Rishi Sunak has demonstrated a “little England mentality” in foreign relations, David Lammy has argued, warning the UK risks marginalising itself in vital global debates on China, AI and the climate emergency.
Speaking shortly before Sunak heads to Washington for a meeting with Joe Biden, the shadow foreign secretary said cuts to areas such as overseas aid, the British Council and BBC World Service were further hampering the UK’s soft power and making it appear even more insular.
“Sunak finds himself constantly on the fringe of the debates and never leading, never at the centre,” Lammy told the Guardian from a defence and security conference in Singapore.
“I think that there are two traditions, effectively, in our country. One is a Great Britain that’s outward-looking and open. The other is a little England. We’ve seen a lot of the little England mentality under this government.”
The Tottenham MP, who has held the foreign affairs brief under Keir Starmer for the past 18 months, has previously set out his hope to better reconnect the UK with other nations if Labour wins power.
Such an approach, Lammy argued, also includes China, whose new defence minister, Li Shangfu, spoke at the Singapore gathering, as did Li’s US’s equivalent, Lloyd Austin.
As well as challenging Beijing, notably over rights abuses in places including Hong Kong and Xinjiang, Lammy said the UK had to accept the necessity of cooperation, notably over climate issues.
The Conservatives, he said, had shown “massive inconsistency” over China, ranging from the self-styled “golden era” of relations under David Cameron to the hostility of Liz Truss, who made a speech last month in Taiwan, which is threatened by potential invasion by China.
Truss’s intervention could have been harmful if people saw her as a more consequential figure, Lammy argued: “I don’t think any serious commentator that I’ve seen thought it was a sensible thing for a former UK prime minister to arrive in Taiwan sabre-rattling. But I didn’t see write-ups of that speech taking it very seriously.”
All this epitomised a chaotic embrace of foreign relations under Sunak and his predecessors, Lammy said, which had managed to alienate allies such as the EU and the US.
“We had this incomprehensible approach to Northern Ireland, the UK government apparently prepared to tear up an international agreement we had signed up to just two years previously. That undermined our relationship with Washington,” he said.
“We’ve had a very sclerotic approach to climate, vastly different to the Biden administration, with their inflation reduction act.
“All of this has put Britain on the fringe. It’s on the fringe of Europe, not at the centre of discussions on artificial intelligence, on climate, on defence cooperation beyond the Nato framework.”

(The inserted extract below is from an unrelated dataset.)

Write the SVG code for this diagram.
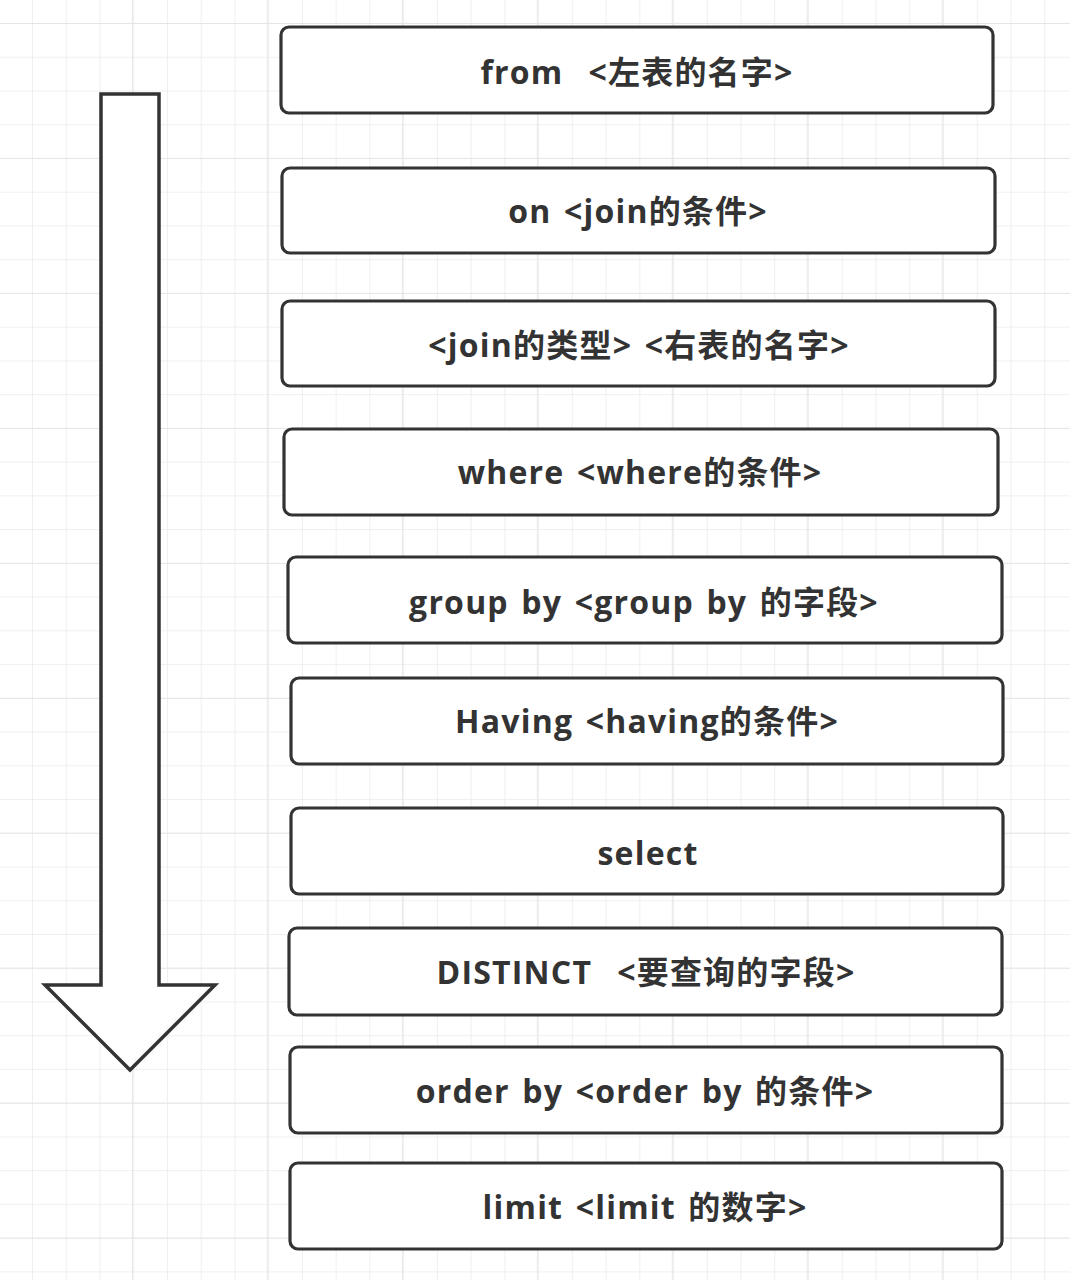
<svg xmlns="http://www.w3.org/2000/svg" width="1070" height="1280" viewBox="0 0 1070 1280">
<defs>
<pattern id="minor" patternUnits="userSpaceOnUse" x="32" y="23" width="33.74" height="33.74">
<path d="M0 0 V33.74 M0 0 H33.74" fill="none" stroke="#ebebeb" stroke-width="1.6"/>
</pattern>
<pattern id="major" patternUnits="userSpaceOnUse" x="-3" y="23" width="134.96" height="134.96">
<path d="M0 0 V134.96 M0 0 H134.96" fill="none" stroke="#e2e2e2" stroke-width="1.6"/>
</pattern>
<style>
.box{fill:#fff;stroke:#333;stroke-width:3.2}
.lbl{font-family:"Open Sans","Noto Sans CJK SC",sans-serif;font-weight:bold;font-size:32px;letter-spacing:1.2px;word-spacing:3px;fill:#333;text-anchor:middle;white-space:pre}
</style>
</defs>
<rect width="1070" height="1280" fill="#fff"/>
<rect width="1070" height="1280" fill="url(#minor)"/>
<rect width="1070" height="1280" fill="url(#major)"/>
<g id="connectors">
<polygon id="flow-arrow" points="101,94 159,94 159,985 215,985 130,1070 45,985 101,985" fill="#fff" stroke="#333" stroke-width="3.5" stroke-linejoin="miter"/>
</g>
<g id="n1"><rect class="box" x="281" y="27" width="712" height="86" rx="8"/><text class="lbl" x="637" y="84">from  &lt;左表的名字&gt;</text></g>
<g id="n2"><rect class="box" x="282" y="168" width="713" height="85" rx="8"/><text class="lbl" x="638" y="223">on &lt;join的条件&gt;</text></g>
<g id="n3"><rect class="box" x="282" y="301" width="713" height="85" rx="8"/><text class="lbl" x="639" y="357">&lt;join的类型&gt; &lt;右表的名字&gt;</text></g>
<g id="n4"><rect class="box" x="284" y="429" width="714" height="86" rx="8"/><text class="lbl" x="640" y="484">where &lt;where的条件&gt;</text></g>
<g id="n5"><rect class="box" x="288" y="557" width="714" height="86" rx="8"/><text class="lbl" x="644" y="614">group by &lt;group by 的字段&gt;</text></g>
<g id="n6"><rect class="box" x="291" y="678" width="712" height="86" rx="8"/><text class="lbl" x="647" y="733">Having &lt;having的条件&gt;</text></g>
<g id="n7"><rect class="box" x="291" y="808" width="712" height="86" rx="8"/><text class="lbl" x="648" y="865">select</text></g>
<g id="n8"><rect class="box" x="289" y="928" width="713" height="87" rx="8"/><text class="lbl" x="646" y="984">DISTINCT  &lt;要查询的字段&gt;</text></g>
<g id="n9"><rect class="box" x="290" y="1047" width="712" height="86" rx="8"/><text class="lbl" x="645" y="1103">order by &lt;order by 的条件&gt;</text></g>
<g id="n10"><rect class="box" x="290" y="1163" width="712" height="86" rx="8"/><text class="lbl" x="645" y="1219">limit &lt;limit 的数字&gt;</text></g>
</svg>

One immediate task for a Labour government if it wins an election expected next year would be to begin negotiations on a revised post-Brexit trading deal, with Lammy saying he would hope to improve ties in areas including the movement of food, and getting EU students back into UK universities.
While Lammy and his party have close ties with Biden’s team, they also face the prospect of a near-parallel US election cycle delivering a Republican president – potentially even Donald Trump – into the White House.
“While I spend time with good Democrat friends who are currently in the administration, and on the Hill, it’s also important to meet with Republicans and talk to Republicans and understand their worldview,” said Lammy, who previously studied and worked in the US.
“That relationship goes beyond whomever is in No 10 or the White House.”
While Labour has said it will restore the UK’s aid budget to 0.7% of GDP only if economically possible, Lammy argued this was a vital element of a more connected foreign policy.
“Our soft power is also the BBC World Service. It’s the British Council. It’s higher education and getting back into the [EU’s] Horizon scheme.
“Of course, I want to see us get back to the global outside reputation that we had on international development, as soon as the fiscal climate will allow.”
This was, he said, another example of the foreign policy slippage under Sunak: “Our economy is weaker, our soft power is less. And our relationship with our allies is not as strong as you would expect it to be, given that there is war in Europe. So on all of those fronts, there is a lot for the next government to do.”